The Opening Ceremony on January 10 began with a song on the traditional Burmese harp for blessings and peace, and the ending was on a dance performance entitled ‘Peacock Displaying Fan-shaped Tail-Feathers' to symbolize wishes for smooth operations and success for the Winter School. Guests of honor present on the occasion included the Honorable Bhaddanta Kumara, Chancellor of the National Buddhist Buriram University, Myanmar, former General Military commanding officers of Myanmar's North-eastern region and Shan State Phone Myat, Myanmar Taipei Trade Office Dr. Myo Thet, Deputy Commissioner of Religion & Culture U Aung Thein Nyunt, Bureau Chief of the Ministry of Religion & Culture of Yangon U Sein Maw, former Party Secretary of Yangon U Khin Maung Htun, etc. The faculty and student body are quite international by origin, and the gathering was witness to a lot of sparkles of contact for concerns about the Earth's ecology.
With the screening of the film ‘The Power of Awakening’ at the Opening Ceremony, the message was clear that the Earth is being devastated and to promote peace while protecting the ecology are top priorities at present. Dharma Master Hsin Tao pointed out that the Earth is like people and to survive it goes without saying that we must benefit the Earth by awakening the positive cycles of people’s heart via religions, and by restoring Nature’s ecology by virtue of an altered magnetic field of the Earth through positive mindfulness en masse. ‘Loving the Earth’ is by no means a mere lip service, but to help create and safeguard a global ecology based on a diversified symbiosis and an inter-reliant co-existence.

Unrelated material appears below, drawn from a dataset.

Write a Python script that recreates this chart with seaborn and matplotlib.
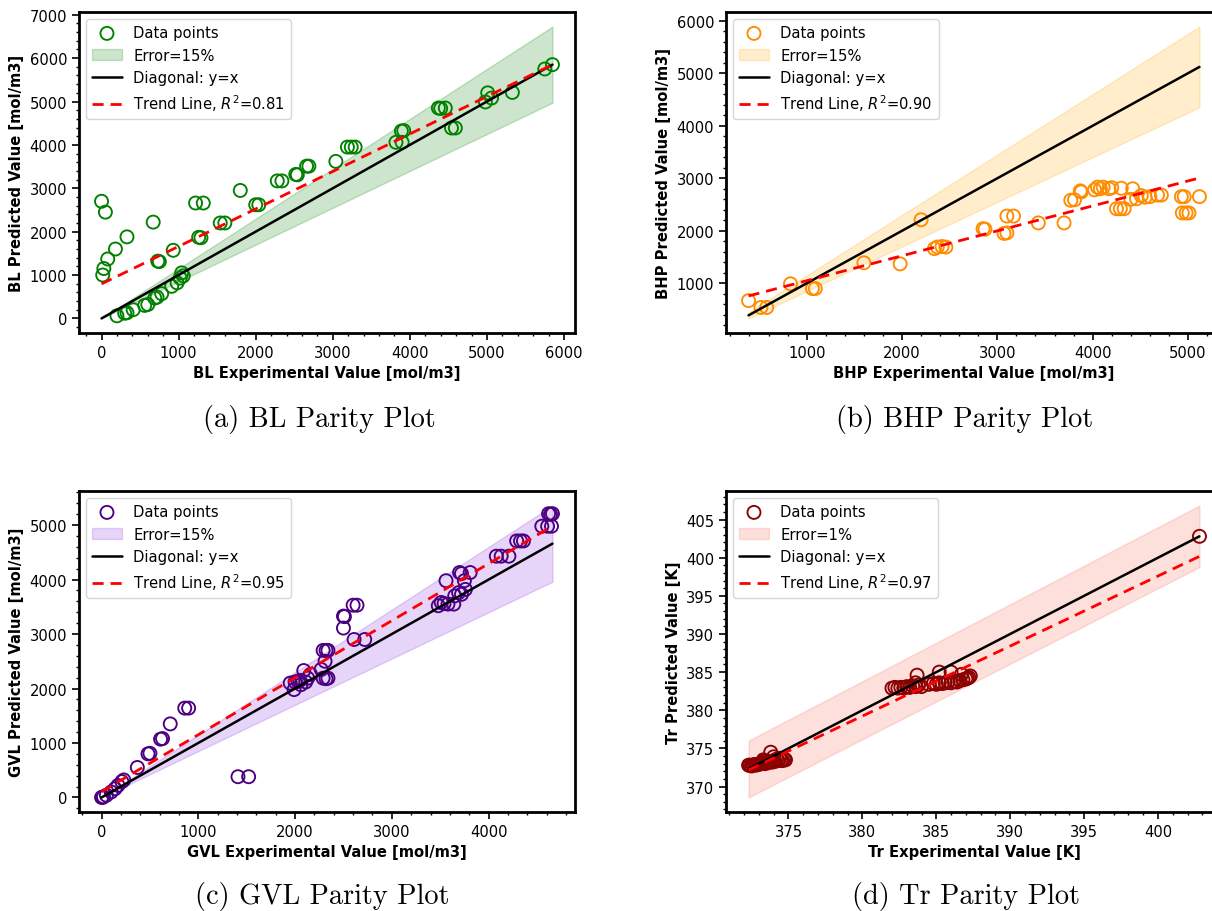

The University for Life & Peace was a conceptualization borne out of the ‘Loving the Earth’ ideal of Dharma Master Hsin Tao. It is furthermore a pro-active plan for action. Master Hsin Tao pointed out that the stress signal - ‘The Critical 12 Years’ - issued by the United Nations in October 2018 ought to jolt people into an acute awareness that our Planet Earth is on the brink of collapse, with the environment severely polluted, species disappearing fast, and the ecology in a chaos. Crises such as extreme climate and extinction of species, as well as the ultimate safety of the Earth, could only then be helped when people make no distinctions about nationality, geography, races, and religions and return to our consensus of the common mission of ‘Loving the Earth’. Such a realization, in turn, can become a social movement of global significance by stringing up the academics, the businesses, and the politics.